Under House Bill No. 4635, originally proposed on April 30, 2013, insurance adjusters, agents, or employees are not allowed to force you to use particular repairs facilities or claim centers. It doesn’t matter whether the insurance company is connected with the facility. They can request that you produce the vehicle for inspection at their facility of choice, but they have to tell you that you are under no obligation to do so. Under the bill it would be your choice which repair facility does the estimate and the repairs.
The bill would also prevent insurance companies from holding on to your vehicle for inspection any longer than 1 business day. If they can’t get the vehicle physically inspected during that time they would be prohibited from disputing coverage.
If passed, the bill would also prevent insurance companies from dictating the use of after-market replacement parts or particular parts vendors that would affect your car’s structural integrity or airbag timing. They also wouldn’t be able to dictate a maximum cost for paint and materials, though the costs recouped would still have to be reasonable.
Most importantly, if an insurance company is found to have violated the standards laid out in the bill, it would allow you, the facility owner where the work was done, or anyone who got underpaid to file suit against the company in court, and even create class action suits. If they don’t correct their policies, insurance companies could be forced to pay triple damages and the plaintiff’s attorney fees and costs.

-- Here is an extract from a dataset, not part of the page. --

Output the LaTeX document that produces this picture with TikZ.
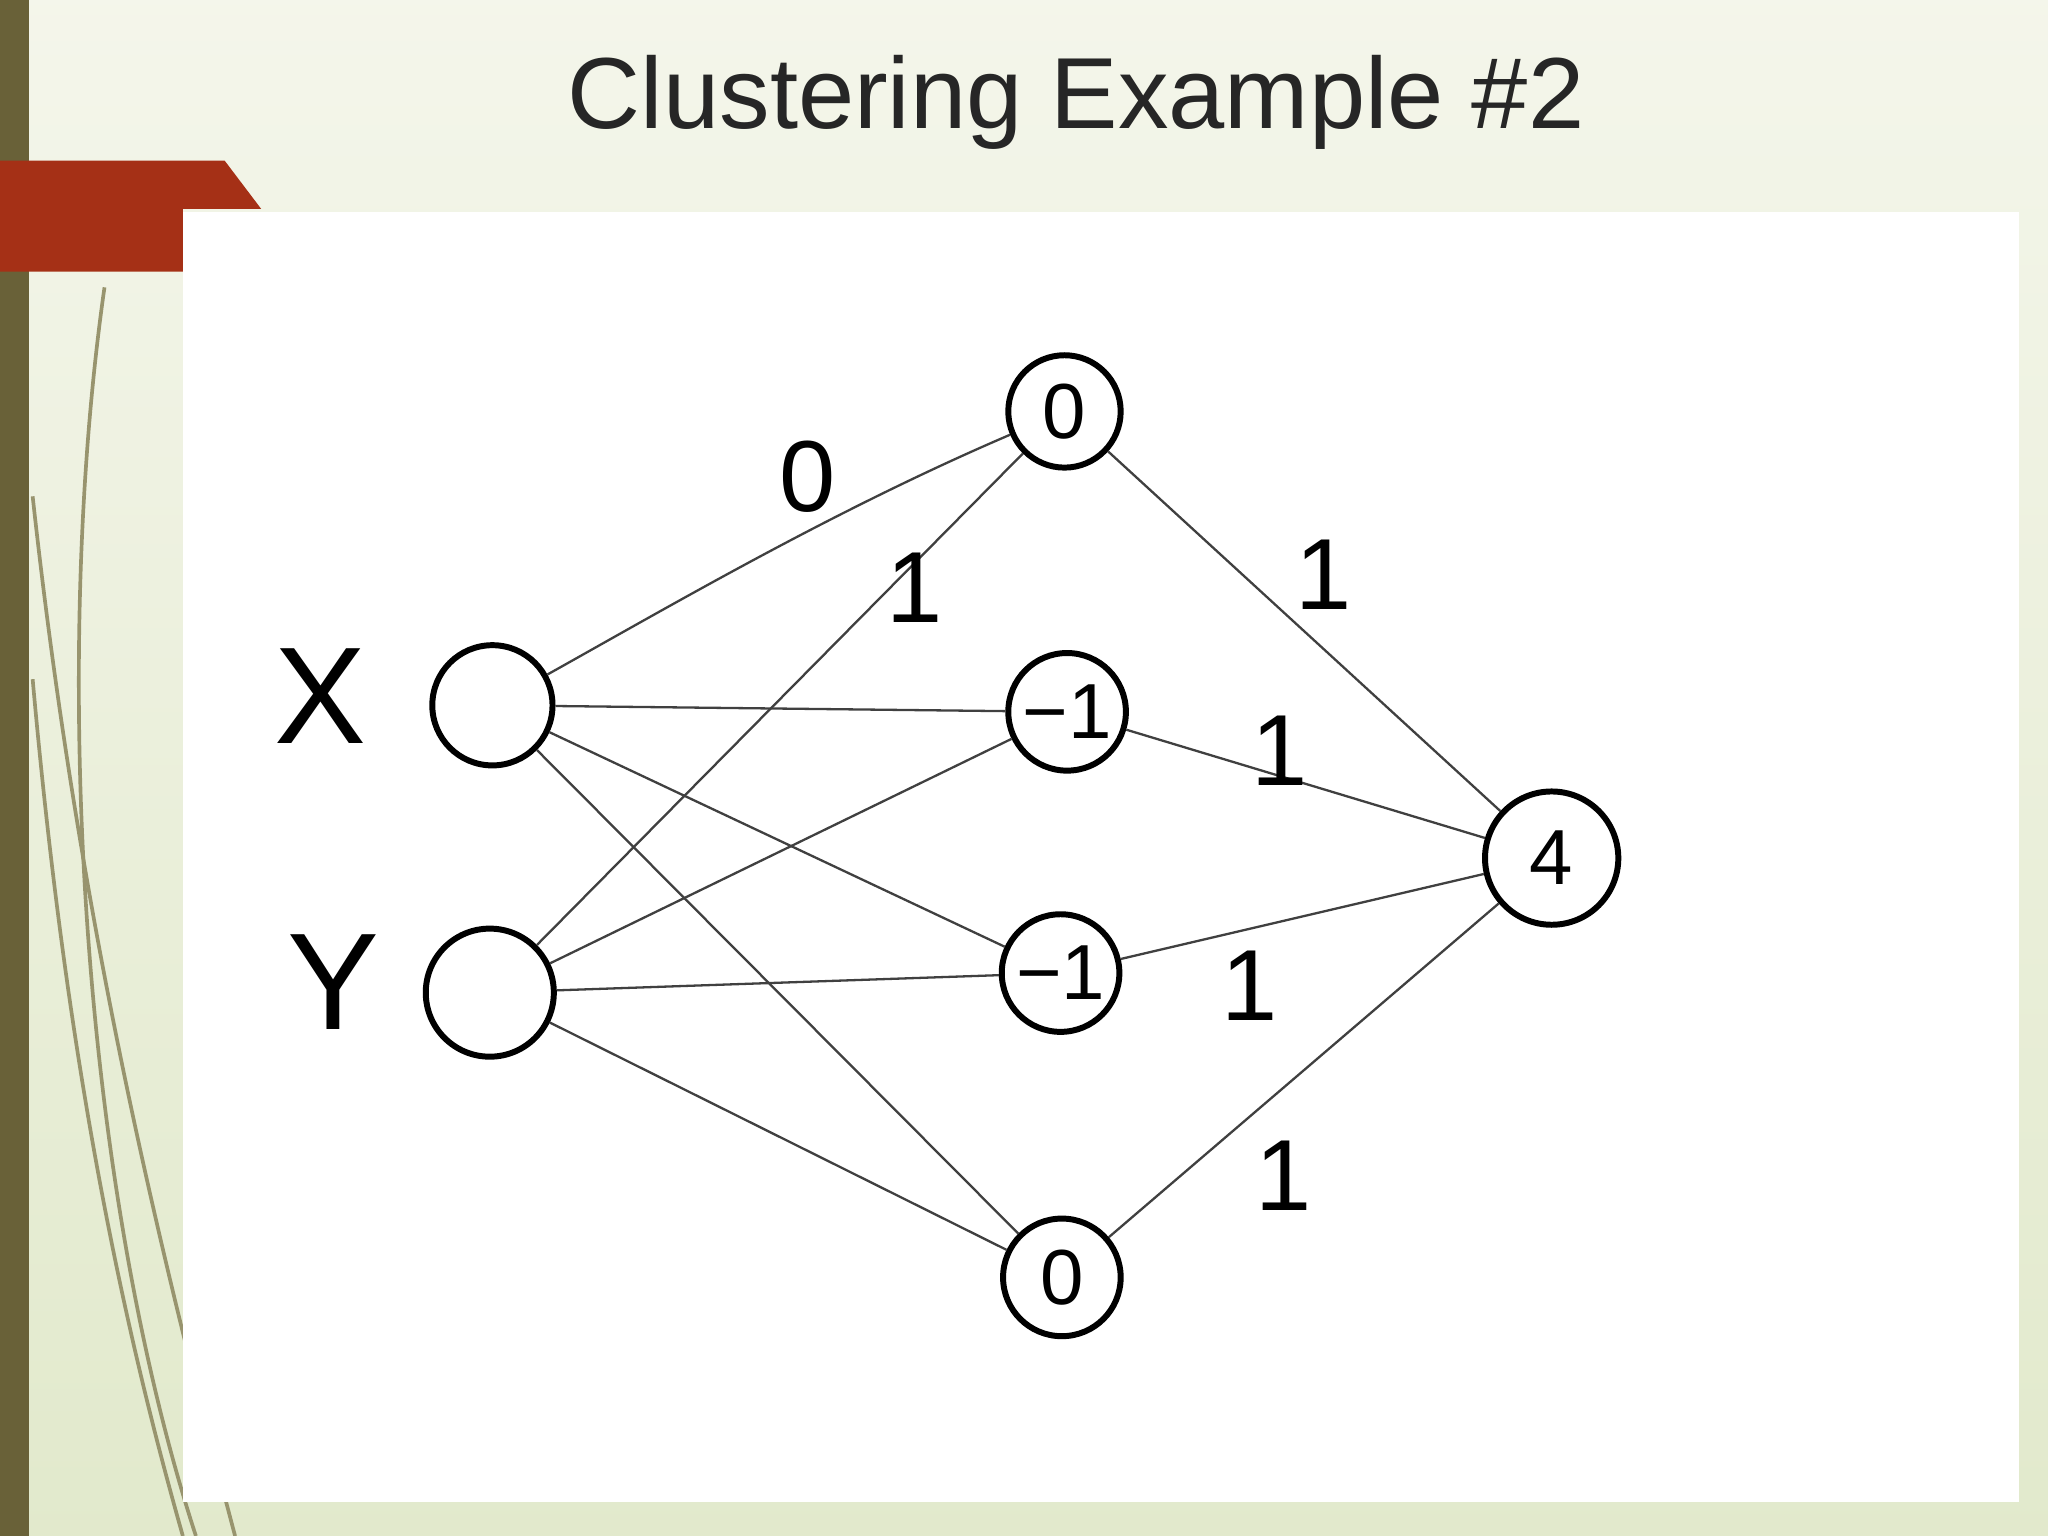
\documentclass[tikz,border=0pt]{standalone}
\usepackage{fontspec}
\setmainfont{Liberation Sans}
\begin{document}
\begin{tikzpicture}[x=0.01cm,y=-0.01cm,
  nd/.style={circle,draw=black,line width=1.3pt,minimum size=0.9cm,inner sep=0pt,font=\fontsize{17}{17}\selectfont},
  ed/.style={draw=black!75,line width=0.5pt},
  wl/.style={font=\fontsize{22}{22}\selectfont},
  deco/.style={draw=black!55!olive!60,line width=0.8pt}]
\useasboundingbox (0,0) rectangle (1568,1176);
\shade[top color=green!8!olive!8!white,bottom color=green!15!olive!20!white] (0,0) rectangle (1568,1176);
\fill[black!55!olive!80!brown] (0,0) rectangle (22,1176);
\draw[deco] (80,220) .. controls (40,500) and (60,900) .. (150,1176);
\draw[deco] (25,380) .. controls (60,700) and (120,950) .. (180,1176);
\draw[deco] (25,520) .. controls (50,800) and (90,1000) .. (140,1176);
\definecolor{tabred}{RGB}{165,48,22}
\fill[tabred] (0,123) -- (172,123) -- (200,160) -- (140,160) -- (140,208) -- (0,208) -- cycle;
\fill[white] (140,162) rectangle (1546,1150);
\node[font=\fontsize{22}{22}\selectfont,text=black!85] (title) at (824,78) {Clustering Example \#2};
\node[nd,minimum size=0.92cm] (x) at (377,540) {};
\node[nd,minimum size=0.98cm] (y) at (375,760) {};
\node[nd,minimum size=0.86cm] (h1) at (815,315) {0};
\node[nd] (h2) at (817,545) {−1};
\node[nd] (h3) at (812,745) {−1};
\node[nd] (h4) at (813,978) {0};
\node[nd,minimum size=1.02cm] (o) at (1188,657) {4};
\node[font=\fontsize{30}{30}\selectfont] (lx) at (245,533) {X};
\node[font=\fontsize{30}{30}\selectfont] (ly) at (255,752) {Y};
\draw[ed] (x) .. controls (520,460) and (640,390) .. (h1);
\foreach \b in {h2,h3,h4}{\draw[ed] (x) -- (\b);}
\foreach \b in {h1,h2,h3,h4}{\draw[ed] (y) -- (\b);}
\foreach \b in {h1,h2,h3,h4}{\draw[ed] (\b) -- (o);}
\node[wl] (w0) at (618,365) {0};
\node[wl] (w1) at (700,450) {1};
\node[wl] (w2) at (1013,440) {1};
\node[wl] (w3) at (980,575) {1};
\node[wl] (w4) at (957,755) {1};
\node[wl] (w5) at (983,900) {1};
\end{tikzpicture}
\end{document}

The effect of HB 4635 will be strong consumer protections against insurance companies that are trying to fix the bills against them. By preventing them from dictating repair facilities, parts manufacturers, and material costs, the bill would put the final say on what is necessary in the hands of mechanics and auto repair facilities, instead of the insurance companies. If you think tighter controls is a good idea, contact your state representative and tell him or her to support these bills.